Parents Teachers

How to support a trans youth

It can really be a difficult journey as a parent, or even a teacher, of a child that is transgender or having gender identity struggles. Many parents aren’t sure on how to help their child and are scared of doing the wrong things. Here are some pointers that can help you, help a child.

Listen to them

It may not seem like much but one of the most important things that a parent or teacher can do is listen to their child or pupil. Hearing exactly how they feel and having a sit down conversation is extremely important. Each case from one transgender child to another differs, so it is extremely important to listen, and comprehend exactly how the individual is feeling at that specific moment in time or just generally about themselves. Some children may not feel comfortable and may think they are trans but aren’t really sure or educated, and others may be set in stone that they know they are in the wrong body and wish to transition. Listening is key.
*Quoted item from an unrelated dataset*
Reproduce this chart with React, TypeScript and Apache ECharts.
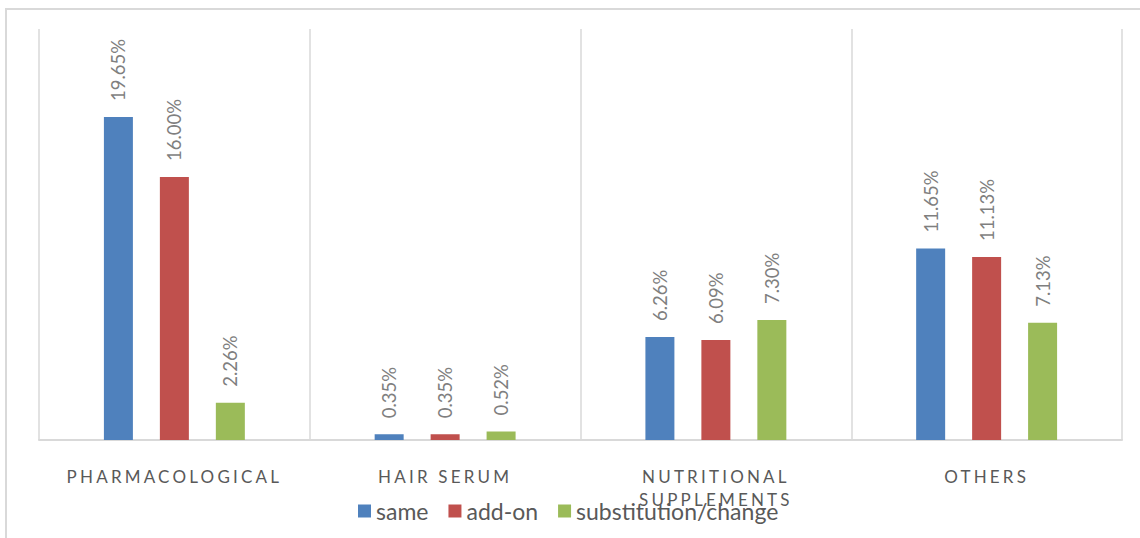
import React, { useEffect, useRef } from "react";
import * as echarts from "echarts";

const categories = ["PHARMACOLOGICAL", "HAIR SERUM", "NUTRITIONAL SUPPLEMENTS", "OTHERS"];
const seriesNames = ["same", "add-on", "substitution/change"];
const sameValues = [19.65, 0.35, 6.26, 11.65];
const addOnValues = [16.0, 0.35, 6.09, 11.13];
const substitutionValues = [2.26, 0.52, 7.3, 7.13];
const colors = ["#4f81bd", "#c0504d", "#9bbb59"];

const labelFont = "Lato, 'Open Sans', sans-serif";

export default function App() {
  const ref = useRef<HTMLDivElement>(null);
  useEffect(() => {
    if (!ref.current) return;
    const chart = echarts.init(ref.current, null, { renderer: "svg" });
    const mkSeries = (name: string, data: number[], color: string) => ({
      name,
      type: "bar",
      data,
      barWidth: 29,
      barGap: "93%",
      itemStyle: { color },
      label: {
        show: true,
        position: "top",
        rotate: 90,
        align: "left",
        verticalAlign: "middle",
        distance: 16,
        color: "#7f7f7f",
        fontSize: 18.5,
        fontFamily: labelFont,
        formatter: (p: any) => Number(p.value).toFixed(2) + "%",
      },
    });
    chart.setOption({
      animation: false,
      backgroundColor: "#ffffff",
      graphic: [
        {
          type: "rect",
          shape: { x: 6, y: 9, width: 1200, height: 600 },
          style: { fill: "none", stroke: "#d9d9d9", lineWidth: 2 },
          silent: true,
        },
      ],
      grid: { left: 39, right: 18, top: 29, bottom: 98, containLabel: false },
      legend: {
        data: seriesNames,
        left: 358,
        top: 499,
        padding: 0,
        itemWidth: 13,
        itemHeight: 13,
        itemGap: 20,
        icon: "rect",
        textStyle: { fontSize: 23, color: "#595959", fontFamily: labelFont, lineHeight: 24 },
      },
      xAxis: {
        type: "category",
        data: categories,
        axisTick: { show: false },
        axisLine: { lineStyle: { color: "#d9d9d9", width: 2 } },
        splitLine: { show: true, lineStyle: { color: "#d9d9d9", width: 1.5 } },
        axisLabel: {
          interval: 0,
          margin: 25,
          fontSize: 17,
          lineHeight: 23,
          color: "#595959",
          fontFamily: labelFont,
          formatter: (v: string) => v.replace(" SUPPLEMENTS", "\nSUPPLEMENTS"),
        },
      },
      yAxis: {
        type: "value",
        min: 0,
        max: 25,
        show: false,
        splitLine: { show: false },
      },
      series: [
        mkSeries(seriesNames[0], sameValues, colors[0]),
        mkSeries(seriesNames[1], addOnValues, colors[1]),
        mkSeries(seriesNames[2], substitutionValues, colors[2]),
      ],
    });
    const spaceLabels = () => {
      if (!ref.current) return;
      const texts = ref.current.querySelectorAll("text");
      texts.forEach((t) => {
        const s = (t.textContent || "").trim();
        if (s && s === s.toUpperCase() && /^[A-Z ]+$/.test(s)) {
          t.setAttribute("letter-spacing", "3.2");
        }
      });
    };
    spaceLabels();
    chart.on("finished", spaceLabels);
    return () => chart.dispose();
  }, []);
  return (
    <div
      ref={ref}
      style={{ position: "fixed", left: 0, top: 0, width: 1140, height: 538, background: "#fff" }}
    />
  );
}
Use their preferred pronouns

Pronouns are a very sensitive subject for transgender people. Imagine that for a long period of time, you have known in your head that you are another gender, but have had to be raised as another. It is an extremely distressing feeling. Therefore, when an individual begins their transition and is finally starting to become happy with themselves and who they are, it can be harmful to their progression if an individual was to call them the incorrect pronoun. For instance if a child born female transitions to male, but is still called a girl, it can have really severe effects on the individual. Ensure you take time to think before you speak and make sure you are using the child’s preferred pronouns.

Do your research

Doing your research as a parent or teacher is extremely important. Coming from my own POV, at first I had a lack of knowledge on hormones and how starting my transition worked. I approached the LGBT support teacher at school who gave me information to tavistock, the gender clinic in London, and links to websites and support groups. If you are a parent or teacher, we will provide you with information to links for support, mental health and information on transitioning and hormone replacement therapy that you could print off and read so that you are more educated for your child.

Adults Parents Teachers Youths

What is Transgender?

For many parents, finding out their child is transgender can be a sensitive topic. Often parents find it a big shock to the system and feel overwhelmed with information. Of course, any parent loves their child and wishes to be there for them, and it can be a lot of information to process all at once. 
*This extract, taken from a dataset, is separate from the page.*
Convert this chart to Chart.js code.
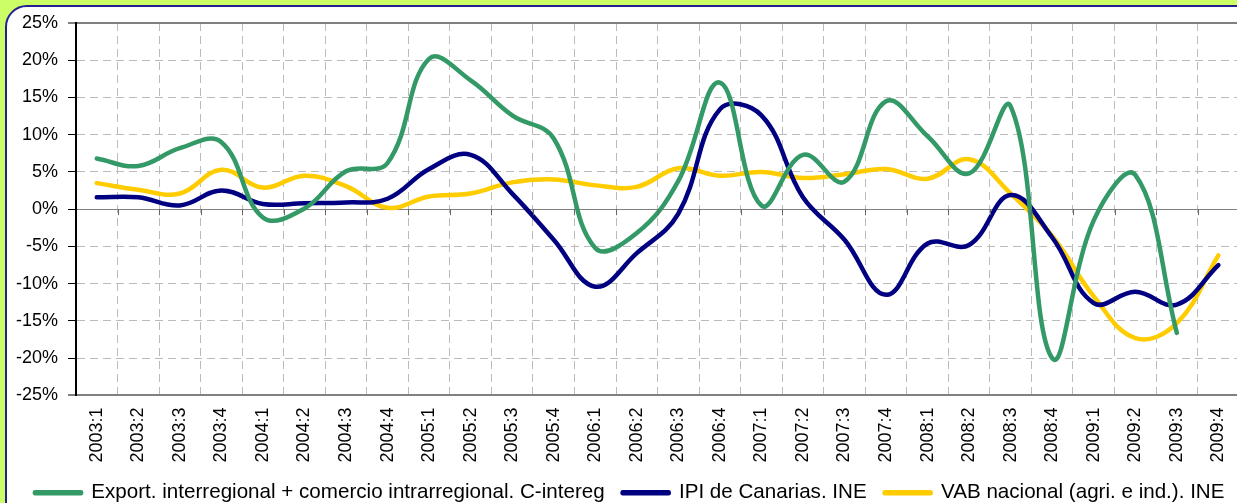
<!DOCTYPE html>
<html>
<head>
<meta charset="utf-8">
<script src="https://cdn.jsdelivr.net/npm/chart.js@4/dist/chart.umd.min.js"></script>
<style>
    html, body { margin: 0; padding: 0; overflow: hidden; width: 1237px; height: 503px; background: #ccff66; }
    #panel { position: absolute; left: 5px; top: 5px; width: 1300px; height: 600px; background: #fff;
             border: 2px solid #22228f; border-radius: 22px; box-sizing: border-box; }
    #wrap { position: absolute; left: 0; top: 0; }
</style>
</head>
<body>
<div id="panel"></div>
<div id="wrap"><canvas id="myChart" width="1252" height="513"></canvas></div>
<script>
const labels = ['2003:1', '2003:2', '2003:3', '2003:4', '2004:1', '2004:2', '2004:3', '2004:4',
    '2005:1', '2005:2', '2005:3', '2005:4', '2006:1', '2006:2', '2006:3', '2006:4',
    '2007:1', '2007:2', '2007:3', '2007:4', '2008:1', '2008:2', '2008:3', '2008:4',
    '2009:1', '2009:2', '2009:3', '2009:4'];
const exportInter = [6.8, 5.8, 8.2, 9.0, -1.1, 0.1, 5.1, 6.2, 20.2, 17.3, 12.6, 9.5, -5.2, -3.2,
    3.8, 17.0, 0.5, 7.3, 3.7, 14.5, 9.8, 4.8, 13.8, -20.0, -1.5, 4.6, -16.6, null];
const ipiCanarias = [1.6, 1.6, 0.5, 2.5, 0.7, 0.8, 0.9, 1.4, 5.4, 7.3, 2.1, -4.1, -10.4, -5.9,
    -0.6, 13.4, 12.6, 1.6, -4.1, -11.5, -4.6, -4.8, 1.9, -3.8, -12.6, -11.1, -12.8, -7.5];
const vabNacional = [3.5, 2.6, 2.1, 5.3, 2.9, 4.5, 3.1, 0.2, 1.7, 2.1, 3.6, 4.0, 3.2, 3.0,
    5.5, 4.5, 5.0, 4.2, 4.7, 5.4, 4.1, 6.7, 2.1, -3.6, -11.7, -17.3, -15.3, -6.2];
const seriesNames = ['Export. interregional + comercio intrarregional. C-intereg',
    'IPI de Canarias. INE', 'VAB nacional (agri. e ind.). INE'];
const yMin = -25, yMax = 25, yStep = 5;

// small tick marks hanging from the 0% line
const zeroTicks = {
    id: 'zeroTicks',
    afterDatasetsDraw(chart) {
        const x = chart.scales.x, y = chart.scales.y, ctx = chart.ctx;
        const y0 = y.getPixelForValue(0);
        ctx.save();
        ctx.strokeStyle = '#666';
        ctx.lineWidth = 1;
        ctx.beginPath();
        for (let i = 1; i <= labels.length; i++) {
            const px = Math.round(x.getPixelForValue(i - 0.5)) + 0.5;
            ctx.moveTo(px, y0);
            ctx.lineTo(px, y0 + 6);
        }
        ctx.stroke();
        ctx.restore();
    }
};

// nudge the legend row so it starts where the original one does
const legendShift = {
    id: 'legendShift',
    afterLayout(chart) {
        const lg = chart.legend;
        if (!lg || !lg.lineWidths) return;
        const p = lg.options.labels.padding;
        const start = (lg.left + p + lg.right - lg.lineWidths[0]) / 2;
        const d = 35 - start;
        lg.left += d;
        lg.right += d;
    }
};

const ctx = document.getElementById('myChart').getContext('2d');
const mkSet = (name, values, color) => ({
    label: name,
    data: values,
    borderColor: color,
    backgroundColor: color,
    borderWidth: 4.5,
    borderCapStyle: 'round',
    borderJoinStyle: 'round',
    pointRadius: 0,
    tension: 0.4,
    fill: false
});

new Chart(ctx, {
    type: 'line',
    data: {
        labels: labels,
        datasets: [
            mkSet(seriesNames[0], exportInter, '#339966'),
            mkSet(seriesNames[1], ipiCanarias, '#000080'),
            mkSet(seriesNames[2], vabNacional, '#ffcc00')
        ]
    },
    options: {
        responsive: false,
        animation: false,
        layout: { padding: { left: 0, right: 2, top: 23, bottom: 0 } },
        plugins: {
            tooltip: { enabled: false },
            legend: {
                position: 'bottom',
                labels: {
                    boxWidth: 46,
                    boxHeight: 1,
                    padding: 18,
                    color: '#000',
                    font: { family: 'Liberation Sans, Arial', size: 20.6 }
                }
            }
        },
        scales: {
            x: {
                offset: true,
                afterFit: s => { s.height = 69; },
                grid: { offset: true, color: '#bbbbbb', lineWidth: 1, drawTicks: false },
                border: { display: true, color: '#808080', width: 2,
                          dash: c => c.type === 'tick' ? [8, 5] : [] },
                ticks: {
                    autoSkip: false, minRotation: 90, maxRotation: 90, padding: 12,
                    color: '#000', font: { family: 'Liberation Sans, Arial', size: 18 }
                }
            },
            y: {
                min: yMin, max: yMax,
                afterFit: s => { s.width = 76; },
                grid: {
                    color: c => (c.tick && (c.tick.value === 0 || Math.abs(c.tick.value) === 25)) ? '#808080' : '#bbbbbb',
                    lineWidth: c => (c.tick && Math.abs(c.tick.value) === 25) ? 2 : 1,
                    tickColor: '#000', tickLength: 8, tickWidth: 1
                },
                border: { display: true, color: '#000', width: 2,
                          dash: c => (c.type === 'tick' && c.tick.value !== 0 && Math.abs(c.tick.value) !== 25) ? [8, 5] : [] },
                ticks: {
                    stepSize: yStep, padding: 10, color: '#000',
                    font: { family: 'Liberation Sans, Arial', size: 18 },
                    callback: v => v + '%'
                }
            }
        }
    },
    plugins: [zeroTicks, legendShift]
});
</script>
</body>
</html>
Being transgender is when one’s personal identity does not correspond with the sex they were assigned at birth. For Instance, someone may be born physically male but they identify as female and vice versa. 
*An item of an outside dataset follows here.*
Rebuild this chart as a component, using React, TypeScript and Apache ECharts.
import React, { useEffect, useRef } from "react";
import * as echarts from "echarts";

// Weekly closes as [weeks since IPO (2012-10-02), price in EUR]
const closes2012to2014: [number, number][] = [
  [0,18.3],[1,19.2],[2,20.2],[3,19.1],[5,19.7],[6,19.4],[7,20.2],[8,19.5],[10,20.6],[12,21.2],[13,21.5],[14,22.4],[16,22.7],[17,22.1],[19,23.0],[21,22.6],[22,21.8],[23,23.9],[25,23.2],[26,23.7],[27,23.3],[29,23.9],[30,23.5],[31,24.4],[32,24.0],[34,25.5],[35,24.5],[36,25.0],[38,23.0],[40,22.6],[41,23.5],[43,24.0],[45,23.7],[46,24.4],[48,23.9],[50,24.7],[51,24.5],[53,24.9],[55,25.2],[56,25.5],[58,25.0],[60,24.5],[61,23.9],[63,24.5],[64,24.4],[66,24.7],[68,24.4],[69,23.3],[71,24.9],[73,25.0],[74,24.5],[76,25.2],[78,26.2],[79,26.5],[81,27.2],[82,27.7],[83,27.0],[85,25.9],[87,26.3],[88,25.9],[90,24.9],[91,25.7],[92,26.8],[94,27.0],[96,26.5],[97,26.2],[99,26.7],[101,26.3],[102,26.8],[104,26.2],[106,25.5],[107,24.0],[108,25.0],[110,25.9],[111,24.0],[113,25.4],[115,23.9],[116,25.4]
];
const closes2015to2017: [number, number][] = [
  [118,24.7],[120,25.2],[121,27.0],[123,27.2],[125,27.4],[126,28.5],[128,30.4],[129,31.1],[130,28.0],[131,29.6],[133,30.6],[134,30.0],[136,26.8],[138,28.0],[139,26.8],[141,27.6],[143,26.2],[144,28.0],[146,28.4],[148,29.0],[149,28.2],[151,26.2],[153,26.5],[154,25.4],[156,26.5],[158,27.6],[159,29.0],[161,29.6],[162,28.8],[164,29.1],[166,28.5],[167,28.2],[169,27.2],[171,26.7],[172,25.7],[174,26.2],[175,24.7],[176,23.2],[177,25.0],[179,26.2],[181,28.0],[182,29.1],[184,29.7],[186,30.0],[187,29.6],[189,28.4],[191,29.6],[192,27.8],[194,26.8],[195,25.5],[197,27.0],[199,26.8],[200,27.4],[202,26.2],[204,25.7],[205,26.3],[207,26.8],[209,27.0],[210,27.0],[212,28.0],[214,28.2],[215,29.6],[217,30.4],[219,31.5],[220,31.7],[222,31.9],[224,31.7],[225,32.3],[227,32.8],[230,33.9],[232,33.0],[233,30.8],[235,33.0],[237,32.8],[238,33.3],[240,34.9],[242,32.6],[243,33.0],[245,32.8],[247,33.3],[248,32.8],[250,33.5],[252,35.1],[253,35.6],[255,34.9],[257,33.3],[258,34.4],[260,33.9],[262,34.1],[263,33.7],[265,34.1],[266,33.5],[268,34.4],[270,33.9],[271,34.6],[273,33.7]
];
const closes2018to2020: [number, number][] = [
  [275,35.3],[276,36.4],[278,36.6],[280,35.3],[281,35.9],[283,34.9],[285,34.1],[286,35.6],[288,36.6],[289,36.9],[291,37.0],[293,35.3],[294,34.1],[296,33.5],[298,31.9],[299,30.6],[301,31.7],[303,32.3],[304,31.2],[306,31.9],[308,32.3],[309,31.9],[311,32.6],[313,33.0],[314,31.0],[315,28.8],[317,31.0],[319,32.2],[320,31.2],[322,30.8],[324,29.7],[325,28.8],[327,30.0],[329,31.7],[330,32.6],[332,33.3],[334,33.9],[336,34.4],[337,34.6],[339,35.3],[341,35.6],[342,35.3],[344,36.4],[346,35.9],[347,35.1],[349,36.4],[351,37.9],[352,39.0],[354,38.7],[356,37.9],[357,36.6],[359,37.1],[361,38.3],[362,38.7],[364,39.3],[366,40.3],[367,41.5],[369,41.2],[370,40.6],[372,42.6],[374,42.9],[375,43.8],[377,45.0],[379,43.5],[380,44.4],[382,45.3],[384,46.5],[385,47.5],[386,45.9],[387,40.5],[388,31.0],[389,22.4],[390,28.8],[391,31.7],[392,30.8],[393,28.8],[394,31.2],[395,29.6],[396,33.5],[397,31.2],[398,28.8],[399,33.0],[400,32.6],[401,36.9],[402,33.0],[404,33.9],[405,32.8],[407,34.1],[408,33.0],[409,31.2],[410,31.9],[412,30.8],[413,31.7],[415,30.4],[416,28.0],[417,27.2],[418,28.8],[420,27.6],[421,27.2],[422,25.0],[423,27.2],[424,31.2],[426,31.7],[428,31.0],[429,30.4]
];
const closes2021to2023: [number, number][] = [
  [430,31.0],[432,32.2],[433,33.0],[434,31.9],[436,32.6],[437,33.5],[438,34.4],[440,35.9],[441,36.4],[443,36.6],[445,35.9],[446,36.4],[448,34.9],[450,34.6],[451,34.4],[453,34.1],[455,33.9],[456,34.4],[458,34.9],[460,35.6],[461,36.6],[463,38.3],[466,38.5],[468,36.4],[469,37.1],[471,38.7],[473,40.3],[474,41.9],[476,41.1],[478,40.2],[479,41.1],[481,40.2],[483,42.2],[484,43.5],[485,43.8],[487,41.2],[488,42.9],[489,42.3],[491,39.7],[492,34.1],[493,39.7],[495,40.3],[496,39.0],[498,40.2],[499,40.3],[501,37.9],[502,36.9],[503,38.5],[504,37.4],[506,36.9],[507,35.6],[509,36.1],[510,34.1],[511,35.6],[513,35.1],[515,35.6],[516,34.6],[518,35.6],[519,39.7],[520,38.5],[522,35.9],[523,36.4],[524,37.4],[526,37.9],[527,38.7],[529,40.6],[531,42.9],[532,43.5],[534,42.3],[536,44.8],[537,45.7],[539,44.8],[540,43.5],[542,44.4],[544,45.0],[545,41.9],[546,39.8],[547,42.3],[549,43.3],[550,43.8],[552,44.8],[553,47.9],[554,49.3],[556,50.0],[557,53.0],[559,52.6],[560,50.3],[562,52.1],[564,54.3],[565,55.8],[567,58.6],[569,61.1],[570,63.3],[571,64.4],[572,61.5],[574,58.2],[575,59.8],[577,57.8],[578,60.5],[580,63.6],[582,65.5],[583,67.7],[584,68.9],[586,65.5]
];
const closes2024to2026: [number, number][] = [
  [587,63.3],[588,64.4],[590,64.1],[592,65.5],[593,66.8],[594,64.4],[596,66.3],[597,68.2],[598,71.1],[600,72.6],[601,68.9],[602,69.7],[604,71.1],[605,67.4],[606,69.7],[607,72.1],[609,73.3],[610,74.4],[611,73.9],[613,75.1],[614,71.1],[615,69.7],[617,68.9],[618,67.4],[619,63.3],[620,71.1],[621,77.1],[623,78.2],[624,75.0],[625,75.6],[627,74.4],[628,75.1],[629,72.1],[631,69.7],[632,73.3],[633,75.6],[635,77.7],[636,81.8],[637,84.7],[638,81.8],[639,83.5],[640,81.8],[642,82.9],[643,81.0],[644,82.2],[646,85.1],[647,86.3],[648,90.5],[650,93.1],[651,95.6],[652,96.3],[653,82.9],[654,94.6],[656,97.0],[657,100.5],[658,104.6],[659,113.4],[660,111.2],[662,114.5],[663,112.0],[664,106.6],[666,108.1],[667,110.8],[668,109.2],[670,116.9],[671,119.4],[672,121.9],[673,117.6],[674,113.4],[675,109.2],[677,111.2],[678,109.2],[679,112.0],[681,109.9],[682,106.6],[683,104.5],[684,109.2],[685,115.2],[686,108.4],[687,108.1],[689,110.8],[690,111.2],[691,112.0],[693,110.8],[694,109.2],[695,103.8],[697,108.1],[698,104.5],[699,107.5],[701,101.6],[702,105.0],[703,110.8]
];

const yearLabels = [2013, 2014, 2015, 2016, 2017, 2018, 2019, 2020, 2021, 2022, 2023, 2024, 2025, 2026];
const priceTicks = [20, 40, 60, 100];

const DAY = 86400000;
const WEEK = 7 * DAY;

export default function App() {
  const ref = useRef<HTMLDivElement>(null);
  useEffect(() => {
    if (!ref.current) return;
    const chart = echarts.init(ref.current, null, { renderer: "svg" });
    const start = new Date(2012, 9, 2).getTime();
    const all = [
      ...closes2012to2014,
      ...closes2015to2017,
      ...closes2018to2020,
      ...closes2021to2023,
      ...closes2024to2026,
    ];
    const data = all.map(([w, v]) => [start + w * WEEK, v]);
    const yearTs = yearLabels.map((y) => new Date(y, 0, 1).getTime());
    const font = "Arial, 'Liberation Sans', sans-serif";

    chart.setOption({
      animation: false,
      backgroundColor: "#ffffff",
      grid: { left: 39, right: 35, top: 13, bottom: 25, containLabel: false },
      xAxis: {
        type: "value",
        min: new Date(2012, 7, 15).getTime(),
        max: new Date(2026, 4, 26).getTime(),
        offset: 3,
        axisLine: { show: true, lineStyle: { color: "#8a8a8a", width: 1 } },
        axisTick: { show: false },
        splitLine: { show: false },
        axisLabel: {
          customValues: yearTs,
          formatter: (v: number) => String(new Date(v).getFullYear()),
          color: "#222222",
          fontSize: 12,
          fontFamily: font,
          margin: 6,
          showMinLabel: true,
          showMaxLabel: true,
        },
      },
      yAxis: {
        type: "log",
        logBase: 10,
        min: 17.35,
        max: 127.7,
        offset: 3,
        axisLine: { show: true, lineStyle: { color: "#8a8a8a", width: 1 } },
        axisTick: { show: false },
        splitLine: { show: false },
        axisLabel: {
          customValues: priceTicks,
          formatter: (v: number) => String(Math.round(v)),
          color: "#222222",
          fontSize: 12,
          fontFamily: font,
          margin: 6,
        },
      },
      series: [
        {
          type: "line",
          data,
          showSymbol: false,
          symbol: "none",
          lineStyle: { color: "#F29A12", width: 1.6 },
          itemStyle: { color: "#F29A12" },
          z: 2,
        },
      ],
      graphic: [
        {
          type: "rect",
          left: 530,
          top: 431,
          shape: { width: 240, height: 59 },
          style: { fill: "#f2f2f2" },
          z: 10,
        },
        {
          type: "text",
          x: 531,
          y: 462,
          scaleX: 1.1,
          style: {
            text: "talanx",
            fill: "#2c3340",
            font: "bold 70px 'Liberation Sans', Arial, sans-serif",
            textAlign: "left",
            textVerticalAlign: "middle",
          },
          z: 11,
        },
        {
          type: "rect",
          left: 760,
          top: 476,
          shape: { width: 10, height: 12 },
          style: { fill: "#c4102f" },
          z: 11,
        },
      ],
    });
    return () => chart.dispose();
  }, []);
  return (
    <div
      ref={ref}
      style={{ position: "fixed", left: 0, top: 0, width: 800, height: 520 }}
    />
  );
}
Gender Dysporia: according to the Mayo Clinic, Gender dysphoria is the feeling of discomfort or distress that might occur in people whose gender identity differs from their sex assigned at birth or sex-related physical characteristics. Transgender and gender-nonconforming people might experience gender dysphoria at some point in their lives.

A lot of the time, people can get misconstrued with the meaning of cross dressing and being transgender. I myself have experienced people with a lack of knowledge being unaware of the difference. Cross dressing is when someone wishes to remain the sex they were born as, but seeks fulfilment from dressing as the opposite sex. Transgender is when one wishes to take action (whether it be hormones, surgery etc) to permanently change the sex they were assigned at birth to the opposite sex and have that permanent role in society. 

Each case between transgender people is different, so it’s important that if your child comes out to you as trans, that you listen to his/her/their preferences on how they wish for it to be addressed and what they wish the next steps shall be.